Start of Dataset excerpt
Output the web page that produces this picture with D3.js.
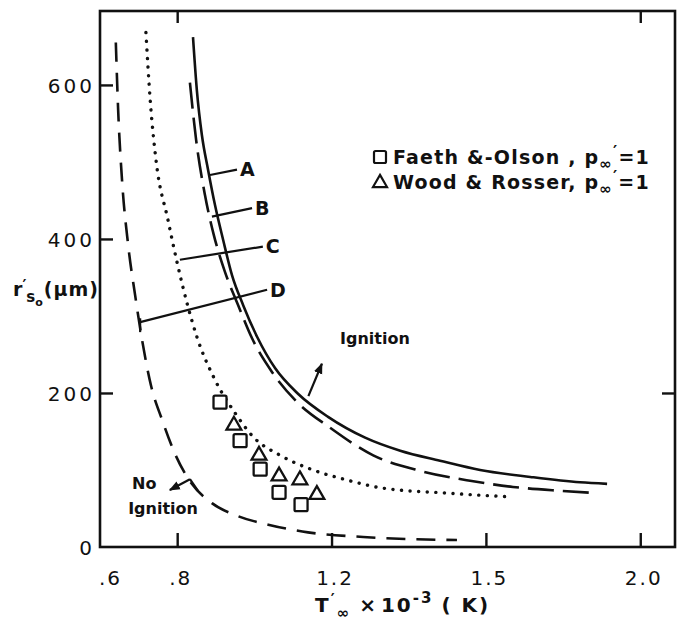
<!DOCTYPE html>
<html><head><meta charset="utf-8">
<script src="https://cdn.jsdelivr.net/npm/d3@7"></script>
<style>
body{margin:0;background:#fff;}
text{font-family:"DejaVu Sans",sans-serif;fill:#111;}
</style></head>
<body><svg id="c" width="682" height="623"></svg>
<script>
// ---- data ----
const xTickValues = [0.6, 0.8, 1.2, 1.6, 2.0];
const xTickLabels = [".6", ".8", "1.2", "1.5", "2.0"];
const yTickValues = [0, 200, 400, 600];
const yTickLabels = ["0", "200", "400", "600"];

const curveA = [[0.841,662],[0.851,593],[0.864,535],[0.880,490],[0.898,444],[0.919,399],[0.942,353],[0.971,314],[1.007,273],[1.054,232],[1.113,199],[1.191,169],[1.287,142],[1.378,125],[1.481,112],[1.585,100],[1.715,91],[1.844,84],[1.914,82]];
const curveB = [[0.833,603],[0.849,529],[0.872,457],[0.895,405],[0.924,357],[0.958,314],[0.994,271],[1.046,227],[1.111,188],[1.196,155],[1.308,119],[1.429,99],[1.559,86],[1.670,78],[1.792,73],[1.888,70]];
const curveC = [[0.719,668],[0.730,581],[0.745,503],[0.776,425],[0.800,369],[0.828,312],[0.851,273],[0.898,217],[0.950,174],[0.997,143],[1.067,119],[1.152,100],[1.240,87],[1.326,77],[1.499,70],[1.668,65]];
const curveD = [[0.641,655],[0.647,568],[0.657,477],[0.673,392],[0.691,327],[0.709,269],[0.732,210],[0.761,165],[0.797,118],[0.838,82],[0.890,57],[0.958,40],[1.036,29],[1.139,19],[1.282,13],[1.525,9]];

const faethOlson = [[0.911,188],[0.963,138],[1.015,101],[1.064,71],[1.121,55]];
const woodRosser = [[0.947,158],[1.012,119],[1.064,92],[1.118,87],[1.162,68]];

const curveLabels = [
  {name:"A", from:[0.885,483], to:[0.955,490]},
  {name:"B", from:[0.890,429], to:[0.994,440]},
  {name:"C", from:[0.807,373], to:[1.022,390]},
  {name:"D", from:[0.704,292], to:[1.033,334]}
];
const dTick = [[0.704,297],[0.704,279]];
const ignitionArrow = [[1.140,196],[1.175,238]];
const noIgnitionArrow = [[0.833,88],[0.781,74]];
const noIgnitionChevron = [[0.833,88],[0.854,73]];

// ---- layout ----
const svg = d3.select("#c");
const W = 682, H = 623;
const m = {left:100, top:11, right:7, bottom:76};
const x = d3.scaleLinear().domain([0.6, 2.09]).range([m.left, W - m.right]);
const y = d3.scaleLinear().domain([0, 696]).range([H - m.bottom, m.top]);

svg.append("defs").append("marker")
  .attr("id","ah").attr("viewBox","0 0 10 10").attr("refX",9).attr("refY",5)
  .attr("markerWidth",5).attr("markerHeight",5).attr("orient","auto")
  .append("path").attr("d","M0,1 L10,5 L0,9 z").attr("fill","#111");

// frame
svg.append("rect").attr("x",x.range()[0]).attr("y",y.range()[1])
  .attr("width",x.range()[1]-x.range()[0]).attr("height",y.range()[0]-y.range()[1])
  .attr("fill","none").attr("stroke","#111").attr("stroke-width",2.6);

// axes (inward ticks)
const xAxis = d3.axisBottom(x).tickValues(xTickValues).tickSize(-14)
  .tickFormat((d,i)=>xTickLabels[i]).tickPadding(24);
const gx = svg.append("g").attr("transform",`translate(0,${y(0)})`).call(xAxis);
gx.select(".domain").remove();
gx.selectAll(".tick line").attr("stroke","#111").attr("stroke-width",2.4)
  .filter(d=>d===0.6).remove();
gx.selectAll(".tick text").attr("font-size",20).attr("letter-spacing",2)
  .attr("dx",d=>d===0.6?10:3);

const yAxis = d3.axisLeft(y).tickValues(yTickValues).tickSize(-13)
  .tickFormat((d,i)=>yTickLabels[i]).tickPadding(5);
const gy = svg.append("g").attr("transform",`translate(${x(0.6)},0)`).call(yAxis);
gy.select(".domain").remove();
gy.selectAll(".tick line").attr("stroke","#111").attr("stroke-width",2.4)
  .filter(d=>d===0).remove();
gy.selectAll(".tick text").attr("font-size",20).attr("letter-spacing",3).attr("dy","0.38em");

// top ticks & right ticks
const gt = svg.append("g").attr("transform",`translate(0,${y.range()[1]})`)
  .call(d3.axisTop(x).tickValues([0.8,2.0]).tickSize(-12).tickFormat(""));
gt.select(".domain").remove();
gt.selectAll("line").attr("stroke","#111").attr("stroke-width",2.4);
const gr = svg.append("g").attr("transform",`translate(${x.range()[1]},0)`)
  .call(d3.axisRight(y).tickValues([200]).tickSize(-13).tickFormat(""));
gr.select(".domain").remove();
gr.selectAll("line").attr("stroke","#111").attr("stroke-width",2.4);

// curves
const line = d3.line().x(d=>x(d[0])).y(d=>y(d[1])).curve(d3.curveMonotoneX);
const curves = [
  {data:curveA, dash:null},
  {data:curveB, dash:"26 9"},
  {data:curveC, dash:"0.1 8.5"},
  {data:curveD, dash:"19 11"}
];
curves.forEach((c,i)=>{
  svg.append("path").attr("d",line(c.data)).attr("fill","none").attr("stroke","#111")
    .attr("stroke-width", i===2?3.4:2.6)
    .attr("stroke-linecap", i===2?"round":"butt")
    .attr("stroke-dasharray", c.dash);
});

// curve label leaders
const seg = d3.line().x(d=>x(d[0])).y(d=>y(d[1]));
curveLabels.forEach(l=>{
  svg.append("path").attr("d",seg([l.from,l.to])).attr("stroke","#111").attr("stroke-width",2.2);
  svg.append("text").attr("x",x(l.to[0])+3).attr("y",y(l.to[1])).attr("dy","0.36em")
    .attr("font-size",19).attr("font-weight","bold").text(l.name);
});
svg.append("path").attr("d",seg(dTick)).attr("stroke","#111").attr("stroke-width",2.2);

// arrows
svg.append("path").attr("d",seg(ignitionArrow)).attr("stroke","#111").attr("stroke-width",2.2).attr("marker-end","url(#ah)");
svg.append("path").attr("d",seg(noIgnitionArrow)).attr("stroke","#111").attr("stroke-width",2.2).attr("marker-end","url(#ah)");
svg.append("path").attr("d",seg(noIgnitionChevron)).attr("stroke","#111").attr("stroke-width",2.2);

svg.append("text").attr("x",x(1.222)).attr("y",y(264)).attr("font-size",16).attr("font-weight","bold").text("Ignition");
svg.append("text").attr("x",x(0.683)).attr("y",y(75)).attr("font-size",16).attr("font-weight","bold").text("No");
svg.append("text").attr("x",x(0.673)).attr("y",y(43)).attr("font-size",16).attr("font-weight","bold").text("Ignition");

// data markers
const sq = 13;
svg.selectAll(".sq").data(faethOlson).enter().append("rect")
  .attr("x",d=>x(d[0])-sq/2).attr("y",d=>y(d[1])-sq/2).attr("width",sq).attr("height",sq).attr("rx",1.5)
  .attr("fill","#fff").attr("stroke","#111").attr("stroke-width",2.3);
const tri = d3.symbol().type(d3.symbolTriangle).size(95);
svg.selectAll(".tr").data(woodRosser).enter().append("path")
  .attr("d",tri).attr("transform",d=>`translate(${x(d[0])},${y(d[1])})`)
  .attr("fill","#fff").attr("stroke","#111").attr("stroke-width",2.3);

// legend
const lg = svg.append("g");
lg.append("rect").attr("x",374).attr("y",151).attr("width",12).attr("height",12).attr("rx",1.5)
  .attr("fill","#fff").attr("stroke","#111").attr("stroke-width",2.2);
lg.append("path").attr("d",d3.symbol().type(d3.symbolTriangle).size(85)).attr("transform","translate(380,183)")
  .attr("fill","#fff").attr("stroke","#111").attr("stroke-width",2.2);
function legendText(yy, name){
  const t = lg.append("text").attr("x",393).attr("y",yy).attr("font-size",19).attr("font-weight","bold").attr("letter-spacing",1.2);
  t.append("tspan").text(name + " p");
  t.append("tspan").attr("font-size",15).attr("dy",5).text("∞");
  t.append("tspan").attr("font-size",16).attr("dy",-12).text("′");
  t.append("tspan").attr("dy",7).text("=1");
}
legendText(164, "Faeth &-Olson ,");
legendText(189, "Wood & Rosser,");

// y label
const yl = svg.append("text").attr("x",13).attr("y",296).attr("font-size",19).attr("font-weight","bold");
yl.append("tspan").text("r");
yl.append("tspan").attr("font-size",15).attr("dy",-5).text("′");
yl.append("tspan").attr("font-size",15).attr("dy",11).text("s");
yl.append("tspan").attr("font-size",11).attr("dy",4).text("o");
yl.append("tspan").attr("dx",1).attr("dy",-10).attr("letter-spacing",1).text("(μm)");

// x label
const xl = svg.append("text").attr("x",315).attr("y",612).attr("font-size",20).attr("font-weight","bold").attr("letter-spacing",2);
xl.append("tspan").text("T");
xl.append("tspan").attr("font-size",15).attr("dy",-7).text("′");
xl.append("tspan").attr("font-size",15).attr("dy",13).text("∞");
xl.append("tspan").attr("dx",8).attr("dy",-6).text("×");
xl.append("tspan").attr("dx",3).text("10");
xl.append("tspan").attr("font-size",15).attr("dy",-9).text("-3");
xl.append("tspan").attr("dy",9).attr("dx",8).attr("letter-spacing",2).text("( K)");
</script></body></html>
End of Dataset excerpt
Problem: Copy nothing but the lines from the first one in the listing through the line with "const noIgnitionChevron = [[0.833,88],[0.854,73]];", and omit the pictures.

Response:
Output the web page that produces this picture with D3.js.
<!DOCTYPE html>
<html><head><meta charset="utf-8">
<script src="https://cdn.jsdelivr.net/npm/d3@7"></script>
<style>
body{margin:0;background:#fff;}
text{font-family:"DejaVu Sans",sans-serif;fill:#111;}
</style></head>
<body><svg id="c" width="682" height="623"></svg>
<script>
// ---- data ----
const xTickValues = [0.6, 0.8, 1.2, 1.6, 2.0];
const xTickLabels = [".6", ".8", "1.2", "1.5", "2.0"];
const yTickValues = [0, 200, 400, 600];
const yTickLabels = ["0", "200", "400", "600"];

const curveA = [[0.841,662],[0.851,593],[0.864,535],[0.880,490],[0.898,444],[0.919,399],[0.942,353],[0.971,314],[1.007,273],[1.054,232],[1.113,199],[1.191,169],[1.287,142],[1.378,125],[1.481,112],[1.585,100],[1.715,91],[1.844,84],[1.914,82]];
const curveB = [[0.833,603],[0.849,529],[0.872,457],[0.895,405],[0.924,357],[0.958,314],[0.994,271],[1.046,227],[1.111,188],[1.196,155],[1.308,119],[1.429,99],[1.559,86],[1.670,78],[1.792,73],[1.888,70]];
const curveC = [[0.719,668],[0.730,581],[0.745,503],[0.776,425],[0.800,369],[0.828,312],[0.851,273],[0.898,217],[0.950,174],[0.997,143],[1.067,119],[1.152,100],[1.240,87],[1.326,77],[1.499,70],[1.668,65]];
const curveD = [[0.641,655],[0.647,568],[0.657,477],[0.673,392],[0.691,327],[0.709,269],[0.732,210],[0.761,165],[0.797,118],[0.838,82],[0.890,57],[0.958,40],[1.036,29],[1.139,19],[1.282,13],[1.525,9]];

const faethOlson = [[0.911,188],[0.963,138],[1.015,101],[1.064,71],[1.121,55]];
const woodRosser = [[0.947,158],[1.012,119],[1.064,92],[1.118,87],[1.162,68]];

const curveLabels = [
  {name:"A", from:[0.885,483], to:[0.955,490]},
  {name:"B", from:[0.890,429], to:[0.994,440]},
  {name:"C", from:[0.807,373], to:[1.022,390]},
  {name:"D", from:[0.704,292], to:[1.033,334]}
];
const dTick = [[0.704,297],[0.704,279]];
const ignitionArrow = [[1.140,196],[1.175,238]];
const noIgnitionArrow = [[0.833,88],[0.781,74]];
const noIgnitionChevron = [[0.833,88],[0.854,73]];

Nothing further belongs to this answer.